TASK PROMPT. Write out every line of the material as it stands, apart from the pictures.

## BEGIN DATA SECTION

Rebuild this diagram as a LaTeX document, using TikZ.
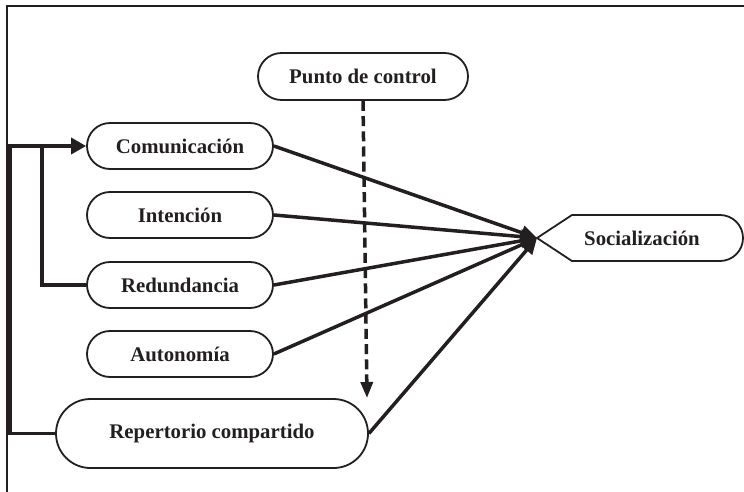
\documentclass[tikz,border=0pt]{standalone}
\usepackage{fontspec}
\setmainfont{Liberation Serif}
\usetikzlibrary{arrows.meta,shapes.misc}
\definecolor{ink}{HTML}{231F20}
\begin{document}
\begin{tikzpicture}[x=0.5pt,y=-0.5pt,
 lbl/.style={font=\fontsize{10.4}{12}\selectfont\bfseries,text=ink,inner sep=0pt},
 oval/.style={lbl,shape=rounded rectangle,rounded rectangle arc length=180,draw=ink,line width=0.9pt,minimum width=93pt,minimum height=23pt},
 conn/.style={draw=ink,line width=1.75pt},
 tipa/.style={-{Triangle[length=8pt,width=7pt]}},
 tipb/.style={-{Triangle[length=7.5pt,width=8pt]}}
]
\useasboundingbox (0,0) rectangle (744,492);
\draw[ink,line width=1pt] (7,492) -- (7,6) -- (744,6);
\node[oval,minimum width=105pt,minimum height=23.5pt] (pc) at (363,76.5) {Punto de control};
\node[oval] (com) at (180,146) {Comunicación};
\node[oval] (int) at (180,215) {Intención};
\node[oval] (red) at (180,285) {Redundancia};
\node[oval] (aut) at (180,354) {Autonomía};
\node[oval,minimum width=156pt,minimum height=34.5pt] (rep) at (212,433.5) {Repertorio compartido};
\node[lbl] (soc) at (642,238) {Socialización};
\coordinate (socl) at (537,238);
\draw[ink,line width=0.9pt] (socl) -- (572,215) -- (720,215) arc[start angle=90,end angle=-90,radius=11.5pt] -- (572,261) -- cycle;
\coordinate (fbo) at (10,146);
\coordinate (fbi) at (42,146);
\coordinate (dend) at (367,398);
\foreach \n in {com,int,red,aut,rep} \draw[conn,tipa] (\n.east) -- (socl);
\draw[conn,tipb] (rep.west) -| (fbo) -- (com.west);
\draw[conn] (red.west) -| (fbi);
\draw[conn,dash pattern=on 5pt off 2.6pt,-{Triangle[length=8pt,width=6pt]}] (pc.south) -- (dend);
\end{tikzpicture}
\end{document}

## END DATA SECTION

FINISHED ANSWER.
Rebuild this diagram as a LaTeX document, using TikZ.
\documentclass[tikz,border=0pt]{standalone}
\usepackage{fontspec}
\setmainfont{Liberation Serif}
\usetikzlibrary{arrows.meta,shapes.misc}
\definecolor{ink}{HTML}{231F20}
\begin{document}
\begin{tikzpicture}[x=0.5pt,y=-0.5pt,
 lbl/.style={font=\fontsize{10.4}{12}\selectfont\bfseries,text=ink,inner sep=0pt},
 oval/.style={lbl,shape=rounded rectangle,rounded rectangle arc length=180,draw=ink,line width=0.9pt,minimum width=93pt,minimum height=23pt},
 conn/.style={draw=ink,line width=1.75pt},
 tipa/.style={-{Triangle[length=8pt,width=7pt]}},
 tipb/.style={-{Triangle[length=7.5pt,width=8pt]}}
]
\useasboundingbox (0,0) rectangle (744,492);
\draw[ink,line width=1pt] (7,492) -- (7,6) -- (744,6);
\node[oval,minimum width=105pt,minimum height=23.5pt] (pc) at (363,76.5) {Punto de control};
\node[oval] (com) at (180,146) {Comunicación};
\node[oval] (int) at (180,215) {Intención};
\node[oval] (red) at (180,285) {Redundancia};
\node[oval] (aut) at (180,354) {Autonomía};
\node[oval,minimum width=156pt,minimum height=34.5pt] (rep) at (212,433.5) {Repertorio compartido};
\node[lbl] (soc) at (642,238) {Socialización};
\coordinate (socl) at (537,238);
\draw[ink,line width=0.9pt] (socl) -- (572,215) -- (720,215) arc[start angle=90,end angle=-90,radius=11.5pt] -- (572,261) -- cycle;
\coordinate (fbo) at (10,146);
\coordinate (fbi) at (42,146);
\coordinate (dend) at (367,398);
\foreach \n in {com,int,red,aut,rep} \draw[conn,tipa] (\n.east) -- (socl);
\draw[conn,tipb] (rep.west) -| (fbo) -- (com.west);
\draw[conn] (red.west) -| (fbi);
\draw[conn,dash pattern=on 5pt off 2.6pt,-{Triangle[length=8pt,width=6pt]}] (pc.south) -- (dend);
\end{tikzpicture}
\end{document}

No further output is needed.